А утром... Как давно было утро — точно три дня прошло. Утром я искала соседку по комнате, чтобы предупредить об отъезде. Обычно она возлежала на пляже в тюрбане из махрового полотенца. «Не правда ли, Танечка, я вся алебастровая!» В это утро я нашла ее в вестибюле главного корпуса, где грохотали и квакали игровые автоматы и похожая на стюардессу дежурная зорко поглядывала из-за конторки... Пахнущий влажной пылью просторный сумрак, туманно светящиеся экраны игровых автоматов с нереальными ландшафтами, прильнувшие к экранам ребячьи головы, а над ними дебелая спина с рыжими конопатинами, перетянутая бретельками лифчика. «Я вся алебастровая».— «Вы, пожалуйста, не поднимайте тревоги: сегодня я не приду ночевать».— «Ой, Танечка, что это вы! Господь с вами! Куда вы? С ним?» Я молчала. «Вы меня, конечно, извините, я вам никто и вы самостоятельная женщина, но подумали ли вы... По-моему, это не для вас. Вот огорошила, голубушка! Вы хоть адрес оставьте!»
Адрес этой долины. Какой у нее шестизначный индекс?
Жить надо проще! Чему быть, того не миновать. Хоть однажды испытать это блаженство бездумности. Как хорошо! Трава на пригорке сочная, густая. Желтенькие лютики, клевер. В траве прыгают и стрекочут кузнечики, прислушиваются и снова стрекочут. Знакомые травы, знакомый запах. Закрыла глаза — и милое, родное Подмосковье; бревенчатая дача за штакетником, волейбольная площадка между соснами, подростки на велосипедах, очкастые умные волейболисты....

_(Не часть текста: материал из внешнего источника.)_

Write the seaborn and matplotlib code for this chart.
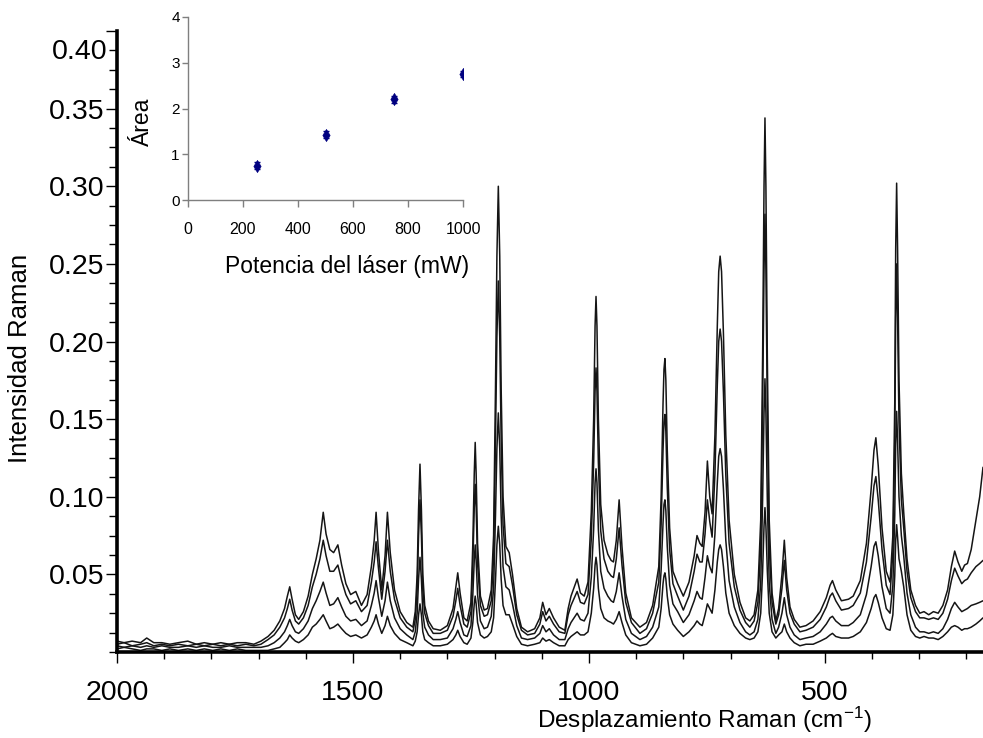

С той минуты, как я села в самолет, я была в странном состоянии — точно в теплой комнате после мороза или в кругу близких людей после миновавшей опасности; я глубже дышала, свободнее двигалась; напряжение последних лет сменилось благодушной расслабленностью. В самолете на высоте Десяти тысяч метров мне было хорошо, легко и спокойно, как давно уже не было на земле. Я смотрела на перенасыщенные солнцем облака, щурилась, покуривая сигареты соседа, слушала его болтовню и то и дело потягивалась, как кошка после сна. И в санатории первое время я все спала, спала, засыпала даже на пляже; во мне что-то происходило, какая-то работа, точно распускались до боли затянутые узелки. Этой работе помогало море. Я слышала его все время, даже во сне, оно ворочалось и вздыхало под окнами. По утрам, едва проснувшись, я подбегала к окну и видела, как, заворачивая в трубочку невысокую волну, море накатывается на берег. Погода стояла безветренная, и порой море совсем стихало. В такие часы мне чего-то не доставало, я то и дело выглядывала в окно, точно море могло вдруг исчезнуть. Но оно было на месте и, напрягши слух, я даже слышала его легкий, почти родниковый плеск....
Старик врач, похожий на губернатора забытой богом колонии, заглянул в мою курортную карту, сцепил на столе пальцы и, с осторожной доброжелательностью глядя на меня, пожевал губами. «Признаюсь, мне не очень нравится ваша кровь и ваше сердечко. Советую не злоупотреблять солнечными ваннами. У нас очень горячее солнце». Очень горячее солнце. На то оно и солнце!.. Я не слушалась ничьих советов и часами пропадала на пляже. Мои усталость и боль без следа растворялись в антисептическом соленом просторе. Не знаю, сколько дней продолжалось мое исцеление морем и солнцем. Чем-то оно походило на пылкий роман, до неузнаваемости преображающий женщину.
О-о, какое сравнение! Татьяна Махотина, вы ли это? Еще неделю назад оно не могло прийти вам в голову.
Порой я смутно беспокоилась: неужели так и будет? Безмятежно, солнечно, солено... Моя умная, проницательная мама не случайно говорила: «Ты, доча, вся без пяти минут — без пяти минут красавица, без пяти минут талантливая, без пяти минут везучая...» Напророчила, бедная. Я и к ней опоздала. На пять минут... Если б судьба вдруг сказала: «Я могу вернуть тебе недоданное, только скажи, на что ты его употребишь: на талант, красоту, личное счастье или на последнюю встречу с мамой?» — я выбрала бы маму. Бог с ним, с талантом! Не женская это ноша.